The 2017 edition of the Cannes Lions will be the most ‘diverse’ ever says the festival’s managing director, Jose Papa.
The calls for diversity in agencies and adland have been on the rise and Papa claims that the Cannes Lions prioritised that and have been working on this for quite some time now.
Airbnb's chief marketing officer, Jonathan Mildenhall, who is jury president of the Creative Effectiveness category, had posted a series of tweets on the lack of diversity at the Cannes Lions 2017 jury president line-up, calling for more ‘dark-skinned’ jurors.
Responding to that Papa surmises, “We have diverse jurors. The primary objective has obviously been to identify talent. We see anyone in the world as talent. Their origin makes no difference whatsoever. We need to find the right groups of talent in the world. I challenge any festival to be as diverse as ours. We are being diverse, but keeping the sanctity of the Lions in place. This year we have the largest female representation among the jury. This is for both the presidents and the rest of the jury.”
Explaining the process the Lions took, he says, “This is a journey that began many years ago. It began with us redefining ourselves as a centre stage of ‘creativity’. Creativity touches more than just advertising. This (the redefining) was done in anticipation many years ago as we expected technology to impact creativity. We have addressed and responded to this movement.”
He adds, “We broadened by launching festivals within the festival with the Health Lions, Innovation Lions and the most recent one being the Entertainment Lions. Each one sets the tone about why we should be a catalyst for the vision of the future. This is a defining place for the market place. It showed we have our lenses much more towards the future.”

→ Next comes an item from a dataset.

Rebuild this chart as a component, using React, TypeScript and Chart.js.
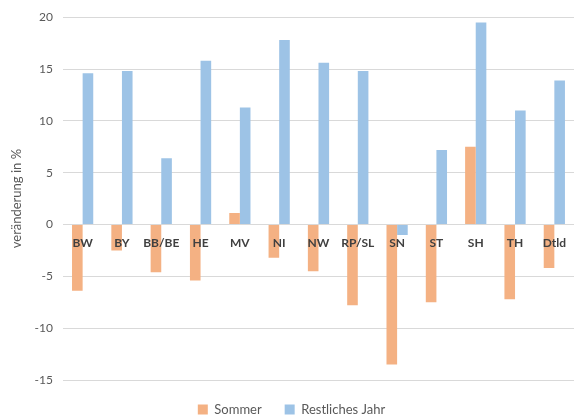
import React, { useEffect, useRef } from "react";
import { Chart, registerables } from "chart.js";

Chart.register(...registerables);

const categories = ["BW", "BY", "BB/BE", "HE", "MV", "NI", "NW", "RP/SL", "SN", "ST", "SH", "TH", "Dtld"];
const sommer = [-6.4, -2.5, -4.6, -5.4, 1.1, -3.2, -4.5, -7.8, -13.5, -7.5, 7.5, -7.2, -4.2];
const restlichesJahr = [14.6, 14.8, 6.4, 15.8, 11.3, 17.8, 15.6, 14.8, -1.0, 7.2, 19.5, 11.0, 13.9];
const seriesNames = ["Sommer", "Restliches Jahr"];
const yTitle = "veränderung in %";

export default function App() {
  const ref = useRef<HTMLCanvasElement>(null);
  useEffect(() => {
    document.body.style.margin = "0";
    const font = "Lato, 'Open Sans', 'DejaVu Sans', sans-serif";
    const chart = new Chart(ref.current!, {
      type: "bar",
      data: {
        labels: categories,
        datasets: [
          { label: seriesNames[0], data: sommer, backgroundColor: "#F4B183", categoryPercentage: 0.54, barPercentage: 1 },
          { label: seriesNames[1], data: restlichesJahr, backgroundColor: "#9DC3E6", categoryPercentage: 0.54, barPercentage: 1 },
        ],
      },
      options: {
        animation: false,
        responsive: false,
        maintainAspectRatio: false,
        layout: { padding: { top: 10, right: 3, left: 9, bottom: -8 } },
        plugins: {
          tooltip: { enabled: false },
          legend: {
            position: "bottom",
            labels: {
              boxWidth: 10,
              boxHeight: 10,
              color: "#595959",
              font: { family: font, size: 13 },
              padding: 23,
            },
          },
        },
        scales: {
          x: {
            position: { y: 0 } as any,
            grid: { display: false },
            border: { display: false },
            ticks: {
              z: 1,
              color: "#404040",
              font: { family: font, size: 12, weight: "bold" },
              padding: 3,
              maxRotation: 0,
              minRotation: 0,
              autoSkip: false,
            },
          },
          y: {
            min: -15,
            max: 20,
            ticks: { stepSize: 5, color: "#595959", font: { family: font, size: 12 }, padding: 10 },
            grid: { color: "#d9d9d9", drawTicks: false },
            border: { display: false },
            title: {
              display: true,
              text: yTitle,
              color: "#595959",
              font: { family: font, size: 13 },
              padding: { top: 0, bottom: 0 },
            },
          },
        },
      },
    });
    return () => chart.destroy();
  }, []);
  return <canvas ref={ref} width={577} height={418} style={{ display: "block" }} />;
}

With respect to geography, Papa claims that the festival’s ‘strong representative network’ is helping them engage with a diverse group of people.
He says, “We have primary territories which consist of UK, USA, Brazil, India and China among others. We obviously want to reach out to more participants from farther territories. That is one of the primary challenges we have. The more we engage with diverse groups, the more relevant the festival becomes. Cannes is progressively evolving and the value one gets out of it is huge.”
India sent in 1,315 entries last year. Without disclosing the number of Indians at the festival, Papa believes that the country can potentially be in the top five in terms of number of delegates at the festival. Currently, the biggest markets for Cannes Lions are USA, UK, Brazil, Germany, France and Japan.
He says, “When it comes to India, since there’s a start-up community creating a buzz right now. India can be huge on the Innovations (Lions) bit.”
Papa points out to the Lions’ ‘China Day’ which was first launched in 2013 and further pushes its diversity. “We are obviously looking to attract different groups from different countries. For China Day, we may not really need Chinese speakers. The Chinese attendees will want diversity themselves and they will get that delivered at the festival. That kind of diversity is what makes Cannes unique.”